Soveren Data-at-Rest (DAR) Sensor¶
Soveren DAR Sensor is specifically configured to connect to the Customer’s S3 buckets, Kafka clusters, or database instances.
Soveren DAR Sensor comprises the following parts, they are deployed once per cluster:
-
Crawler: The core component. Crawler collects samples from data sources, forwards them for detection and sends the resulting metadata to the Soveren Cloud.
-
Detection-tool (Detector): Employs proprietary machine learning algorithms to identify data types and gauge their sensitivity.
-
Kafka: Aggregates logs of task processing by Crawler or Detector.
We also employ Prometheus Agent for metrics collection, this component is not shown here.
The Soveren DAR Sensor follows this sequence of operations:
-
Crawler connects to the data source and enumerates the contents, such as S3 buckets, Kafka topics, or database tables.
-
Crawler then sends the enumeration results to the Soveren Cloud.
-
Based on the current enumeration results and previously processed data, the Soveren Cloud forms processing tasks for the Crawler. An example of such a task would be analyzing a particular object (e.g. CSV file) in an S3 bucket.
-
Crawler processes the tasks received from the Soveren Cloud; specifically, it retrieves data samples from the sources and forwards them to the Detection-tool.
-
Crawler then collects the detection results and replaces actual values with placeholders (
*
for letters,1
for digits) while punctuation symbols like commas and special symbols such as@
remain intact. This approach maintains the value formatting while eliminating all actual data. -
Crawler forms a metadata package, and transmits it to the Soveren Cloud using the gRPC protocol and protobuf.
-
The transmission occurs over the connection established and maintained by Crawler.

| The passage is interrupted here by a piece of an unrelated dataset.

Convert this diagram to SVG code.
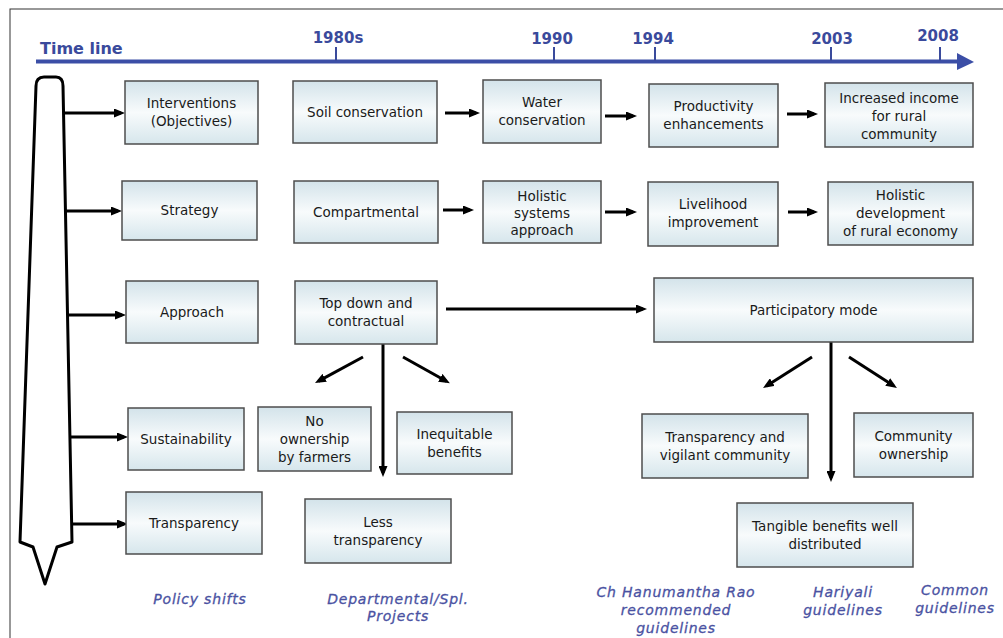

When available, Crawler obtains data source metadata from the cloud provider (e.g. AWS) and sends it to the Soveren Cloud, thus enhancing data comprehensibility in the Soveren app.
Crawler also dispatches a stream of heartbeats from the Soveren DAR Sensor components to the Cloud, in addition to metrics collected from all of them. This provides visibility into the health and performance of the Sensor.